En 2021, le stade d'application doit être affiné, de même que le procédé de production de la souche et la formulation. ARD a également présenté ces résultats à des firmes phytosanitaires et des start-up pour une future mise en marché. « Certaines vont conduire leur propre test pendant trois ans avant de s'investir dans une homologation. » Cinq à six années sont encore nécessaires avant que le produit ne soit commercialisé. Cela comprend des phases longues et coûteuses d'enregistrement des solutions actives au niveau européen puis de leurs homologations par les metteurs en marché par zone géographique.

Tout réinventer

Mettre au point un biofongicide est un parcours semé d'embûches. Il faut réussir à maintenir la viabilité et l'efficacité de la souche tout au long du procédé de production, pendant le stockage, lors de la pulvérisation, puis au champ, tout en assurant performance et compétitivité. « Pour cela, il faut adapter le process à chaque type de souches, ce qui nécessite d'investir dans des équipements spécifiques. » Il faut également mettre au point un stabilisateur de la souche, de nouvelles formulations, de nouveaux itinéraires techniques intégrant sélection variétale, agronomie et fongicides conventionnels à dose réduite, le tout sans OAD adaptés. « Il nous faut aussi imaginer des utilisations différentes en termes de conditions de stockage, de moments de traitement, et peut-être d'équipements d'application : nos liens étroits avec les coopératives agricoles prennent alors tout leur sens car leurs adhérents sont intimement associés au succès de cette révolution. » Et c'est sans compter sur le fait que la réglementation n'est pas encore totalement adaptée à ce nouveau type de produits. Parallèlement, ARD teste déjà son candidat sur d'autres couples culture/pathogène et planche sur d'autres biofongicides pour ses coopératives actionnaires. « Ce que nous avions réalisé en dix ans pour la fusariose peut l'être aujourd'hui en six ans », conclut Alix Rousseaux.

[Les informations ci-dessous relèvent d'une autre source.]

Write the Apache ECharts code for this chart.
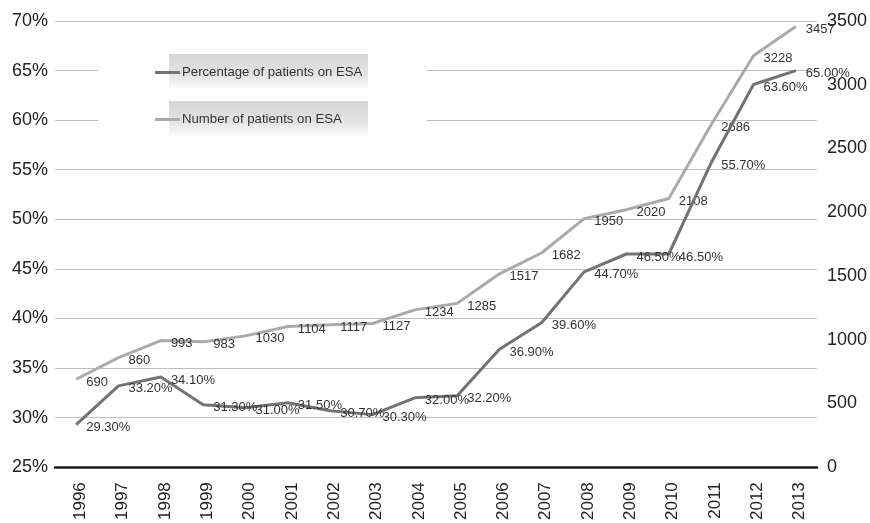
<!DOCTYPE html>
<html>
<head>
<meta charset="utf-8">
<script src="https://cdn.jsdelivr.net/npm/echarts@6/dist/echarts.min.js"></script>
<style>
  html, body { margin: 0; padding: 0; background: #fff; }
  #chart { width: 870px; height: 523px; }
</style>
</head>
<body>
<div id="chart"></div>
<script>
// Years on the category axis
const years = ['1996', '1997', '1998', '1999', '2000', '2001', '2002', '2003', '2004',
  '2005', '2006', '2007', '2008', '2009', '2010', '2011', '2012', '2013'];

// Share of patients receiving ESA (%)
const percentOnESA = [29.3, 33.2, 34.1, 31.3, 31.0, 31.5, 30.7, 30.3, 32.0,
  32.2, 36.9, 39.6, 44.7, 46.5, 46.5, 55.7, 63.6, 65.0];

// Count of patients receiving ESA
const numberOnESA = [690, 860, 993, 983, 1030, 1104, 1117, 1127, 1234,
  1285, 1517, 1682, 1950, 2020, 2108, 2686, 3228, 3457];

const seriesNames = ['Percentage of patients on ESA', 'Number of patients on ESA'];

const FONT = 'Liberation Sans, Arial, Helvetica, sans-serif';
const darkGray = '#737373';
const lightGray = '#aaaaaa';

const chart = echarts.init(document.getElementById('chart'));

// Shaded panel behind each legend entry
const legendBox = (y) => ({
  type: 'rect',
  z: 1,
  shape: { x: 169, y: y, width: 199, height: 36 },
  style: {
    fill: new echarts.graphic.LinearGradient(0, 0, 0, 1, [
      { offset: 0, color: '#d6d6d6' },
      { offset: 0.6, color: '#e4e4e4' },
      { offset: 1, color: '#ffffff' }
    ])
  }
});

const legendFor = (name, top) => ({
  z: 5, left: 150, top: top, orient: 'vertical',
  data: [{ name: name, icon: 'rect' }],
  itemWidth: 25, itemHeight: 3, itemGap: 0,
  textStyle: { fontFamily: FONT, fontSize: 13.2, color: '#333', padding: [0, 0, 0, -3] }
});

// Value labels sit just right of and slightly below each point
const pointLabel = (formatter) => ({
  show: true, position: 'right', distance: 10,
  verticalAlign: 'top', lineHeight: 6,
  formatter: formatter,
  fontFamily: FONT, fontSize: 13, color: '#333'
});

chart.setOption({
  animation: false,
  textStyle: { fontFamily: FONT },
  grid: { left: 55, right: 52, top: 21, bottom: 55, containLabel: false },
  graphic: [
    { type: 'rect', z: 1, shape: { x: 98, y: 48, width: 329, height: 92 }, style: { fill: '#ffffff' } },
    legendBox(54),
    legendBox(101)
  ],
  legend: [
    legendFor(seriesNames[0], 61),
    legendFor(seriesNames[1], 108)
  ],
  xAxis: {
    type: 'category',
    data: years,
    boundaryGap: true,
    axisLine: { show: true, lineStyle: { color: '#1a1a1a', width: 2.5 } },
    axisTick: { show: false },
    axisLabel: {
      interval: 0, rotate: 90, margin: 15,
      verticalAlign: 'top', lineHeight: 8,
      fontFamily: FONT, fontSize: 17, color: '#222'
    },
    splitLine: { show: false }
  },
  yAxis: [
    {
      type: 'value', min: 25, max: 70, interval: 5, position: 'left',
      axisLine: { show: false }, axisTick: { show: false },
      axisLabel: { formatter: '{value}%', fontFamily: FONT, fontSize: 18, color: '#222', margin: 7 },
      splitLine: { show: true, lineStyle: { color: '#bdbdbd', width: 1 } }
    },
    {
      type: 'value', min: 0, max: 3500, interval: 500, position: 'right',
      axisLine: { show: false }, axisTick: { show: false },
      axisLabel: { formatter: (v) => String(v), fontFamily: FONT, fontSize: 18, color: '#222', margin: 10 },
      splitLine: { show: false }
    }
  ],
  series: [
    {
      name: seriesNames[0],
      type: 'line',
      yAxisIndex: 0,
      data: percentOnESA,
      symbol: 'circle',
      symbolSize: 0.1,
      showSymbol: true,
      z: 3,
      itemStyle: { color: darkGray },
      lineStyle: { color: darkGray, width: 3 },
      label: pointLabel((p) => p.value.toFixed(2) + '%'),
      labelLayout: { hideOverlap: false }
    },
    {
      name: seriesNames[1],
      type: 'line',
      yAxisIndex: 1,
      data: numberOnESA,
      symbol: 'circle',
      symbolSize: 0.1,
      showSymbol: true,
      z: 2,
      itemStyle: { color: lightGray },
      lineStyle: { color: lightGray, width: 3 },
      label: pointLabel((p) => String(p.value)),
      labelLayout: { hideOverlap: false }
    }
  ]
});
</script>
</body>
</html>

(1) Agro-industrie, Recherche et Développement.(2) Vivescia, actionnaire majoritaire, aux côtés d'EMC2 (Meuse), CAJ (Ardennes), et de Coligny, Efigrain-Sezanne et Esternay (Marne).

BIO EXPRESS

ALIX ROUSSEAUX

2009. Ingénieur agroalimentaire de l'Ensia de Massy, spécialisée en microbiologie des procédés alimentaires et biologiques (Essonne).

2010. Responsable de l'activité bio-intrants, chef de projet biotech et extraction du végétal chez ARD (Marne).

2017. Devient directrice de projet en biotechnologie en plus de ses autres fonctions.